Cela donne un chef du RND parlant avec un certain aplomb de la chose économique comme s’il découvrait tardivement à la faveur de la chute des prix du pétrole, des constats établis depuis des années.

Le monde a changé de siècle…

« La situation va se compliquer, les réserves de change vont en s’amenuisant, à cause de la chute du prix du baril, le monde a changé de siècle, il y a le gaz de schiste, l’OPEP et même les pays non OPEP ne peuvent plus agir sur les prix, le baril fonctionne avec le marché, l’époque des prix régulés est révolue ».

La solution ? La privatisation, élémentaire mon cher Watson. Et Ahmed Ouyahia pose de manière ingénue la question : « cela fait combien d’années que l’on n’a pas parlé de privatisation ? ». Comme si le chef du RND n’était pas dans « l’organigramme » et n’avait pas suivi et défendu tous les changements de cap décidés par le président Abdelaziz Bouteflika.

La réponse à la « question » d’Ahmed Ouyahia est documentée : on ne parle plus en Algérie de privatisation depuis le 24 novembre 2007, jour où à la dernière minute, le gouvernement a décidé de « surseoir » à la privatisation du CPA (Crédit populaire d’Algérie), officiellement à la suite de « l’impact non encore évalué » de la crise des subprimes.

Dans sa culture

Ahmed Ouyahia qui a fait passer la loi controversée de Chakib Khelil sur les hydrocarbures – elle sera retoquée après avoir été promulguée par Bouteflika – a également accompagné le « tournant » de 2009 avec une loi de finances complémentaires qui a changé totalement les règles pour l’investissement étranger – avec un impact négatif en matière de flux des IDE – et imposé un droit de préemption.

Mais il faut bien le constater, le libéralisme « nouveau » d’Ahmed Ouyahia ne concerne pas la sphère politique qui, comme le pensent beaucoup d’analystes, est au cœur du blocage économique. Pour lui, le « défi fondamental » de l’Algérie est d’ordre économique. Exclusivement. Et la variable d’ajustement dans l’esprit d’Ahmed Ouyahia parait évidente même s’il continue d’évoquer « l’Etat social ».
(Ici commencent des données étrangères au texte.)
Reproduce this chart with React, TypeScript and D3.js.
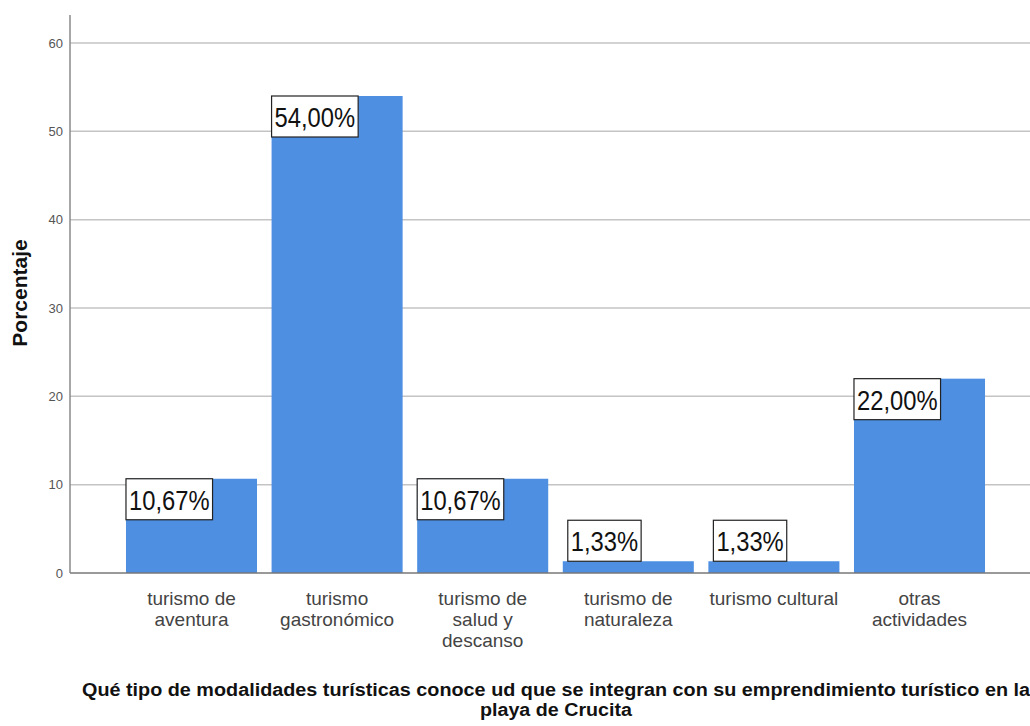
import React, { useEffect, useRef } from "react";
import * as d3 from "d3";

const categories: string[][] = [
  ["turismo de", "aventura"],
  ["turismo", "gastronómico"],
  ["turismo de", "salud y", "descanso"],
  ["turismo de", "naturaleza"],
  ["turismo cultural"],
  ["otras", "actividades"],
];
const values: number[] = [10.67, 54.0, 10.67, 1.33, 1.33, 22.0];
const valueLabels: string[] = ["10,67%", "54,00%", "10,67%", "1,33%", "1,33%", "22,00%"];
const yTicks: number[] = [0, 10, 20, 30, 40, 50, 60];
const yTitle = "Porcentaje";
const xTitleLines: string[] = [
  "Qué tipo de modalidades turísticas conoce ud que se integran con su emprendimiento turístico en la",
  "playa de Crucita",
];
const xTitleWidths: number[] = [948, 152];

const W = 1030;
const H = 726;
const FONT = "'Liberation Sans', Arial, sans-serif";

export default function App() {
  const ref = useRef<SVGSVGElement>(null);

  useEffect(() => {
    const svg = d3.select(ref.current);
    svg.selectAll("*").remove();

    const axisX = 70;
    const y = d3.scaleLinear().domain([0, 60]).range([573, 43]);
    const keys = categories.map((_, i) => String(i));
    const x = d3
      .scaleBand()
      .domain(keys)
      .range([118.7, 992.3])
      .paddingInner(0.1)
      .paddingOuter(0.05);

    // gridlines
    svg
      .append("g")
      .selectAll("line")
      .data(yTicks.filter((t) => t > 0))
      .join("line")
      .attr("x1", axisX)
      .attr("x2", W)
      .attr("y1", (d) => y(d))
      .attr("y2", (d) => y(d))
      .attr("stroke", "#c4c4c4")
      .attr("stroke-width", 1.5);

    // bars
    svg
      .append("g")
      .selectAll("rect")
      .data(values)
      .join("rect")
      .attr("x", (_, i) => x(keys[i])!)
      .attr("width", x.bandwidth())
      .attr("y", (d) => y(d))
      .attr("height", (d) => y(0) - y(d))
      .attr("fill", "#4e8fe2");

    // baseline
    svg
      .append("line")
      .attr("x1", axisX)
      .attr("x2", W)
      .attr("y1", y(0))
      .attr("y2", y(0))
      .attr("stroke", "#777")
      .attr("stroke-width", 1.5);

    // y axis line
    svg
      .append("line")
      .attr("x1", axisX)
      .attr("x2", axisX)
      .attr("y1", 15)
      .attr("y2", y(0))
      .attr("stroke", "#8a8a8a")
      .attr("stroke-width", 1.5);

    // y tick labels
    svg
      .append("g")
      .selectAll("text")
      .data(yTicks)
      .join("text")
      .attr("x", 63)
      .attr("y", (d) => y(d))
      .attr("dy", "0.36em")
      .attr("text-anchor", "end")
      .attr("font-family", FONT)
      .attr("font-size", 13)
      .attr("fill", "#555")
      .text((d) => String(d));

    // y title
    svg
      .append("text")
      .attr("transform", `translate(27,293) rotate(-90)`)
      .attr("text-anchor", "middle")
      .attr("font-family", FONT)
      .attr("font-weight", "bold")
      .attr("font-size", 21)
      .attr("fill", "#111")
      .text(yTitle);

    // x category labels
    const xl = svg.append("g");
    categories.forEach((lines, i) => {
      const cx = x(keys[i])! + x.bandwidth() / 2;
      lines.forEach((ln, j) => {
        xl.append("text")
          .attr("x", cx)
          .attr("y", 605 + j * 21)
          .attr("text-anchor", "middle")
          .attr("font-family", FONT)
          .attr("font-size", 19)
          .attr("fill", "#444")
          .text(ln);
      });
    });

    // value label boxes
    const lg = svg.append("g");
    values.forEach((v, i) => {
      const bx = x(keys[i])!;
      const g = lg.append("g");
      const rect = g.append("rect");
      const t = g
        .append("text")
        .attr("font-family", FONT)
        .attr("font-size", 27)
        .attr("fill", "#111")
        .attr("transform", "scale(0.88,1)")
        .text(valueLabels[i]);
      const tw = (t.node() as SVGTextElement).getComputedTextLength() * 0.88;
      const bw = tw + 6;
      const bh = 41;
      const barTop = y(v);
      const barH = y(0) - barTop;
      let left: number, top: number;
      if (barH >= bh) {
        left = bx;
        top = barTop;
      } else {
        left = bx + 5;
        top = barTop - bh;
      }
      rect
        .attr("x", left)
        .attr("y", top)
        .attr("width", bw)
        .attr("height", bh)
        .attr("fill", "#fff")
        .attr("stroke", "#222")
        .attr("stroke-width", 1.2);
      t.attr("x", (left + 3) / 0.88).attr("y", top + 31);
    });

    // x title
    xTitleLines.forEach((ln, j) => {
      svg
        .append("text")
        .attr("x", 556)
        .attr("y", 696 + j * 20)
        .attr("text-anchor", "middle")
        .attr("font-family", FONT)
        .attr("font-weight", "bold")
        .attr("font-size", 17.5)
        .attr("textLength", xTitleWidths[j])
        .attr("lengthAdjust", "spacingAndGlyphs")
        .attr("fill", "#111")
        .text(ln);
    });
  }, []);

  return (
    <svg
      ref={ref}
      width={W}
      height={H}
      style={{ position: "absolute", left: 0, top: 0, background: "#fff" }}
    />
  );
}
Pourtant, dans un système assis fondamentalement sur la redistribution, inégalitaire, de la rente pétrolière, la chute des recettes pétrolières – et bien avant comme le relevait aux temps de « l’aisance » le groupe Nabni – implique un véritable aggiornamento politique.

Ahmed Ouyahia le constate lui-même, le « monde du pétrole » – qui est celui du système algérien – n’est plus le même et les « prix du pétrole « ne remonteront pas à plus de 100 dollars avant 15 ou 20 ans ».

Tout un monde qui « change » mais le secrétaire général du RND ne semble guère vouloir étendre son crédo libéral au domaine de la politique. Le monde change mais pas Ouyahia : de bureaucrate autoritaire à libéral autoritaire, Ahmed Ouyahia reste dans sa « culture ».